In our previous study, the recA gene was shown to have a relationship with the activities of GTF and expression of genes encoding GTF [11]. It has been reported that homologous recombination is strictly dependent on the presence of the RecA protein [7]. In the present study, the addition of rRecA protein increased the frequency of spontaneous recombination of gtfB and gtfC. Furthermore, the morphological appearance of those strains was altered to smooth and their GTF activities were reduced. We also confirmed the location of the recombination of gtfB and gtfC by sequence analysis. It is of great interest that the recombination region of RRA1 and those of the clinical strains with smooth colony morphology, such as SP2 and NN2051, were the same.

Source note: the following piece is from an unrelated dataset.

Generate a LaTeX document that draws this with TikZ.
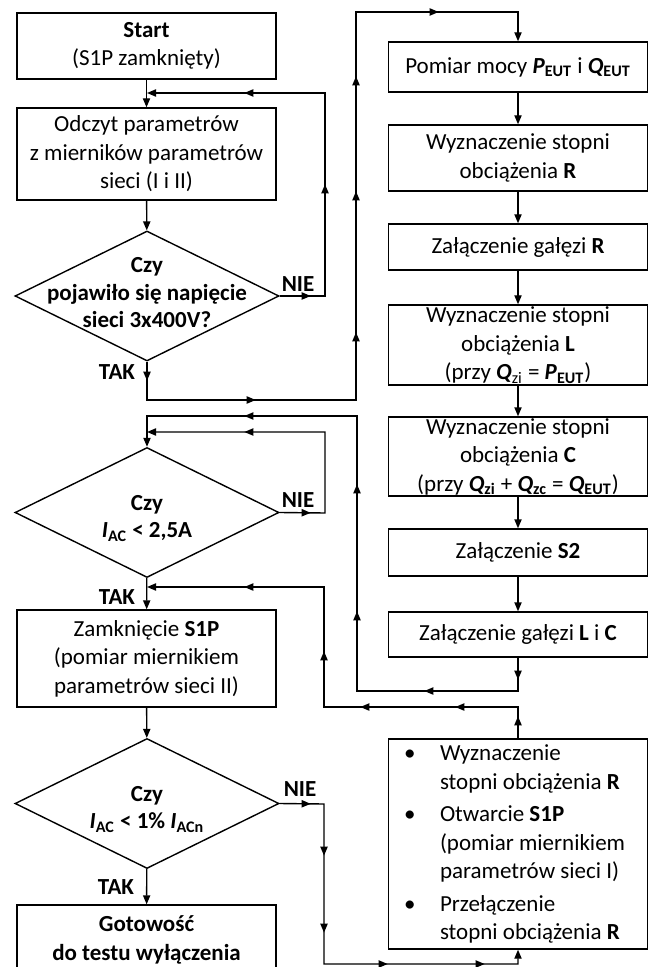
\documentclass[tikz,border=0pt]{standalone}
\usepackage{fontspec}
\setmainfont{Carlito}
\usetikzlibrary{arrows.meta,shapes.geometric,decorations.markings}

\newcommand{\bi}[1]{\textbf{\textit{#1}}}
\newcommand{\dtxt}[2][-6pt]{\makebox[0pt]{\smash{\raisebox{#1}{\begin{tabular}{c}#2\end{tabular}}}}}
\newcommand{\bul}{\makebox[18pt][l]{\textbullet}}
\newcommand{\itemind}{\hspace*{18pt}}

\begin{document}
\begin{tikzpicture}[x=0.5pt,y=-0.5pt,line width=0.7pt,
		font=\fontsize{11.5pt}{14.25pt}\selectfont,
		>={Triangle[length=4.5pt,width=3.6pt]},
		box/.style={draw,rectangle,minimum width=129.5pt,minimum height=#1,inner xsep=2pt,inner ysep=0pt,align=center},
		dec/.style={draw,diamond,inner sep=0pt,minimum width=132pt,minimum height=65pt,font=\fontsize{11.5pt}{13.75pt}\selectfont\bfseries},
		lab/.style={inner sep=0pt,font=\fontsize{11.5pt}{13.75pt}\selectfont\bfseries},
		mid/.style={postaction={decorate,decoration={markings,mark=at position #1 with {\arrow{>}}}}}]
			\useasboundingbox (0,0) rectangle (648,967);
			\clip (0,0) rectangle (648,967);

			% left column
			\node[box=33pt] (start) at (146.5,46) {\textbf{Start}\\(S1P zamknięty)};
			\node[box=46pt] (odczyt) at (146.5,154) {Odczyt parametrów\\z mierników parametrów\\sieci (I i II)};
			\node[dec] (d1) at (147,296) {\dtxt[-2.5pt]{Czy\\pojawiło się napięcie\\sieci 3x400V?}};
			\node[dec] (d2) at (147,512.5) {\dtxt{Czy\\\textit{I}\textsubscript{AC} < 2,5A}};
			\node[box=48.5pt] (zamk) at (146.5,658.5) {Zamknięcie \textbf{S1P}\\(pomiar miernikiem\\parametrów sieci II)};
			\node[dec] (d3) at (147,803.5) {\dtxt{Czy\\\textit{I}\textsubscript{AC} < 1\% \textit{I}\textsubscript{ACn}}};
			\node[box=35pt] (gotow) at (146.5,940) {\textbf{Gotowość}\\\textbf{do testu wyłączenia}};

			% right column
			\node[box=25pt] (pomiar) at (518,67) {Pomiar mocy \bi{P}\textsubscript{\textbf{EUT}} i \bi{Q}\textsubscript{\textbf{EUT}}};
			\node[box=33pt] (wyzR) at (518,158) {Wyznaczenie stopni\\obciążenia \textbf{R}};
			\node[box=23pt] (zalR) at (518,247) {Załączenie gałęzi \textbf{R}};
			\node[box=40pt] (wyzL) at (518,345) {Wyznaczenie stopni\\obciążenia \textbf{L}\\(przy \bi{Q}\textsubscript{zi} = \bi{P}\textsubscript{\textbf{EUT}})};
			\node[box=39.5pt] (wyzC) at (518,456.5) {Wyznaczenie stopni\\obciążenia \textbf{C}\\(przy \bi{Q}\textsubscript{\textbf{zi}} + \bi{Q}\textsubscript{\textbf{zc}} = \bi{Q}\textsubscript{\textbf{EUT}})};
			\node[box=23.5pt] (zalS2) at (518,552.5) {Załączenie \textbf{S2}};
			\node[box=22.5pt] (zalLC) at (518,634.5) {Załączenie gałęzi \textbf{L} i \textbf{C}};
			\node[box=105pt,align=flush left,text width=114pt,inner xsep=7.5pt] (bull) at (518,844) {\bul Wyznaczenie\\\itemind stopni obciążenia \textbf{R}\\[2pt]\bul Otwarcie \textbf{S1P}\\\itemind (pomiar miernikiem\\\itemind parametrów sieci I)\\[2pt]\bul Przełączenie\\\itemind stopni obciążenia \textbf{R}};

			% labels
			\node[lab] (nie1) at (298,284) {NIE};
			\node[lab] (tak1) at (117,372) {TAK};
			\node[lab] (nie2) at (298,500) {NIE};
			\node[lab] (tak2) at (117,597) {TAK};
			\node[lab] (nie3) at (300,789) {NIE};
			\node[lab] (tak3) at (116,887) {TAK};

			% bends
			\coordinate (j1) at (147,93);
			\coordinate (n1a) at (325,296);
			\coordinate (n1b) at (325,93);
			\coordinate (t1a) at (147,400);
			\coordinate (t1b) at (356,400);
			\coordinate (t1c) at (356,12);
			\coordinate (t1d) at (518,12);
			\coordinate (r1a) at (518,691);
			\coordinate (r1b) at (357,691);
			\coordinate (r1c) at (357,416);
			\coordinate (r1d) at (147,416);
			\coordinate (j2) at (147,432);
			\coordinate (n2a) at (325,513);
			\coordinate (n2b) at (325,432);
			\coordinate (r2a) at (518,707);
			\coordinate (r2b) at (324,707);
			\coordinate (r2c) at (324,587);
			\coordinate (j3) at (147,587);
			\coordinate (n3a) at (324,804);
			\coordinate (n3b) at (324,964);
			\coordinate (n3c) at (518,964);

			% connectors
			\draw[->] (start) -- (odczyt);
			\draw[->] (odczyt) -- (d1);
			\draw[->,mid=15.5pt,mid=78.5pt,mid=164.5pt] (d1.east) -- (n1a) -- (n1b) -- (j1);
			\draw[->,mid=9.5pt,mid=73.5pt,mid=157.5pt,mid=228pt,mid=285.5pt,mid=359pt] (d1.south) -- (t1a) -- (t1b) -- (t1c) -- (t1d) -- (pomiar.north);
			\draw[->] (pomiar) -- (wyzR);
			\draw[->] (wyzR) -- (zalR);
			\draw[->] (zalR) -- (wyzL);
			\draw[->] (wyzL) -- (wyzC);
			\draw[->] (wyzC) -- (zalS2);
			\draw[->] (zalS2) -- (zalLC);
			\draw[->,mid=11pt,mid=63.5pt,mid=137pt,mid=200.5pt,mid=291pt] (zalLC.south) -- (r1a) -- (r1b) -- (r1c) -- (r1d) -- (d2.north);
			\draw[->,mid=15.5pt,mid=103.5pt] (d2.east) -- (n2a) -- (n2b) -- (j2);
			\draw[->] (d2) -- (zamk);
			\draw[->,mid=11pt,mid=47pt,mid=94.5pt,mid=140.5pt,mid=212.5pt] (bull.north) -- (r2a) -- (r2b) -- (r2c) -- (j3);
			\draw[->] (zamk) -- (d3);
			\draw[->,mid=15.5pt,mid=48pt,mid=86.5pt,mid=134pt,mid=182.5pt] (d3.east) -- (n3a) -- (n3b) -- (n3c) -- (bull.south);
			\draw[->] (d3) -- (gotow);
		\end{tikzpicture}
\end{document}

These results suggest that recombination of gtfB and gtfC genes is associated with RecA, and that excess gene expression may cause fusions between gtfB and gtfC.

GTFs of S. mutans are cell surface proteins that facilitate adherence and colonization. Although the roles of GTFB and GTFC in S. mutans for virulence related to dental caries are well established, the mechanisms that control expression of these proteins are poorly understood. The gtfB and gtfC genes appear in tandem sequence, whereas the promoter regions are upstream of the GTFB and GTFC open reading frames. In our previous studies, we found several clinical strains that developed smooth colonies with low GTF activities [9]. Morphological changes of mutant colonies observed after culturing on sucrose-containing agar plates suggest alterations in the production of extracellular polysaccharides or cell surface proteins. In addition, we examined the expressions of genes that encode various surface proteins such as glucan-binding proteins of S. mutans and observed changes in gtfB and gtfC expressions in the clinical strains as compared to the reference strain MT8148.

In the present study, we revealed expressions of the recA gene and other stress response genes in clinical strains using real-time RT-PCR. Interestingly, recA gene expression was elevated in all of the clinical strains tested, while the levels of the other stress response genes such as the dnaK [20] and groEL [21] genes were unchanged in those strains (data not shown). Hazlett et al. [10] reported that inactivation of the gbpA gene encoding the glucan-binding protein of S. mutans promoted in vivo recombination of gtfB and gtfC, and that this recombination was independent of the recA gene, while gtfBC recombinants had similar sites of recombination. Although they did not determine the mechanism for accumulation of gbpA mutants with gtfB-gtfC fusion, the cell surface structure seems to be important for maintaining a steady state of intact gtfB and gtfC genes. However, the recA gene is one of the stress response genes involved in quorum sensing in S. pneumoniae [6]. Thus, inactivation of gbpA may influence the expression of genes associated with quorum sensing relative, including recA. Furthermore, gtfB and gtfC fusion was also found in rml mutant strains, in which inactivation of the rml gene caused the fusion [22]. However, the present clinical strains with smooth colonies also demonstrated rml gene expression (data not shown). Taken together, gtfB and gtfC fusion may occur by some alterations of gene expression in S. mutans.

We speculated that fusion between gtfB and gtfC may occur under an acidic condition, since recA gene expression was shown to be elevated at acidic pH levels [11]. It was also reported that excess recA gene expression related to low pH is caused by drastically changed pH in the human oral cavity. Such a condition leads to increased gtfB-gtfC fusions by binding RecA to the junction of the gtfB and gtfC genes. S. mutans utilizes quorum-sensing systems to modulate environmental stress responses, such as low pH, antibiotics, and oxidative stress [23]. Therefore, we speculated that DNA recombination and phenotypic change through the uptake of extracellular RecA may have a relationship with the signal transduction system. Additional studies are required to clarify this point.

Conflict of Interests

The authors declare that they have no conflict of interests that may influence this work.


This study was supported by a Grant-in Aid for Scientific Research (C) 22592283 from the Japan Society for the Promotion of Science.